"De grands sites pornographiques vont cesser de diffuser leurs contenus d'ici 24 heures en France. Plus de 5 ans pour en arriver à cette décision."

"De grands sites pornographiques vont cesser de diffuser leurs contenus d'ici 24 heures en France. Plus de 5 ans pour en arriver à cette décision."

 Depuis 2017, je m'attache à obliger ces sites à contrôler l'âge de leurs visiteurs. Les images pornographiques, de plus en plus violentes ont un impact majeur sur les enfants. Penser que cela n'a aucune incidence sur leur construction sexuelle, leur estime d'eux-mêmes et sur le rapport entre les hommes et les femmes - un rapport de soumission voire de brutalité - est irresponsable.

Dans la nuit du 9 au 10 juin 2020, j'ai fait voter un amendement imposant le contrôle de l'age. Le gouvernement a alors attendu 14 mois pour prendre le décret d'application. Puis un interminable feuilleton judiciaire s'en est suivi, les sites cherchant à s'opposer par tous les moyens à mon amendement.

Des victoires, il y en a eu. La Cour de cassation elle-même a tranché le 5 janvier 2023 en soulignant que le contrôle de l'âge des visiteurs est « nécessaire, adapté et proportionné à l'objectif poursuivi par le législateur de prévention de l'accès des mineurs aux contenus pornographiques sur internet ». Le Conseil d'État, le 6 mars 2024, a écarté les critiques formulées à l'encontre du décret du gouvernement et donc de mon amendement. Ceci n'a pourtant pas suffi, et nos enfants se trouvaient toujours en danger.
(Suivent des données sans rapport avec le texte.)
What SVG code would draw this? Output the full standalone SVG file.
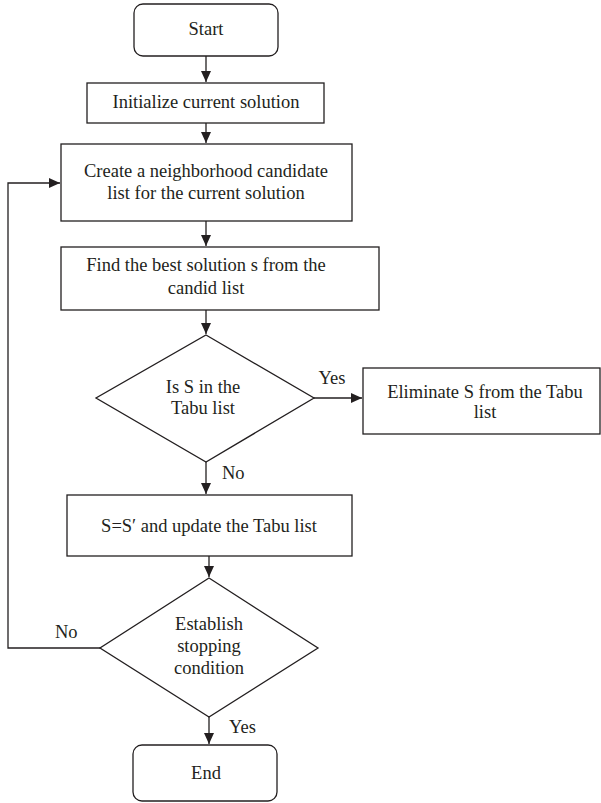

Le 21 mai 2024, le gouvernement a complété mon amendement dans son projet de loi visant à sécuriser et réguler l'espace numérique : il a élaboré avec l'Arcom - le régulateur de la communication audiovisuelle et numérique - un "référentiel", soit des exigences techniques auxquelles doivent répondre les systèmes de vérification d'âge tout en respectant la vie privée des utilisateurs. Mais, dans un souci de conformité avec le droit européen, la mesure n'est valable que pour les plateformes établies en France et en dehors de l'Union européenne. Ainsi, depuis le 11 janvier 2025, les sites en question ont pu recourir, à titre transitoire, à la carte bancaire pour contrôler les usagers. Depuis le 11 avril dernier, ils ont l'obligation de proposer une solution définitive, avec au moins un dispositif de vérification d’âge en « double anonymat ».

En ce qui concerne les sites basés en Europe, j'ai, toutes ces années, opposé la directive européenne du 8 juin 2000, qui pose le principe du « pays d’origine » - c’est au pays où l’entreprise a installé son siège que revient le rôle de légiférer, or les sites sont installés en République Tchèque ou à Chypre - au fait que les États membres de l'Union européenne sont censés pouvoir prendre des mesures afin de garantir chez eux l’ordre public, la protection de la santé publique, la sécurité publique ou la protection des consommateurs. D'une part, une décision de la Cour de justice européenne est attendue cette année. D'autre part, le 6 mars 2025, la ministre de la Culture a pris un arrêté qui étend le contrôle de l'âge à des plateformes établies dans d'autres pays européens, et liste 17 sites basés à Chypre, en République Tchèque, au Portugal, en Hongrie, aux Pays-Bas, au Luxembourg. La date d'application de cet arrêté est fixée au 7 juin 2025 : à suivre de près !

Aujourd'hui, trois grands sites pornographiques appartenant au groupe Aylo, menant par ailleurs une procédure contre le contrôle de l'âge et le référentiel technique auprès du Conseil d'État, ont annoncé cesser de diffuser leurs contenus pornographiques en France sous 24 heures. Tel n'était pas l'objectif de tout le travail mené qui consiste à vouloir protéger nos enfants, mais c'est tant mieux. Si ces sites espèrent remporter l'adhésion de l'opinion publique au nom de la liberté et rétablir le flux de leurs images, ils se trompent. 


Les adultes peuvent visionner de la pornographie, il n'est pourtant plus pensable que ce soit au détriment de la protection de nos enfants. Des solutions techniques de contrôle de l'âge existent, il faut les mettre en œuvre. Peu importe les stratagèmes et les menaces, peu importe le coût, seul compte l'avenir de nos enfants.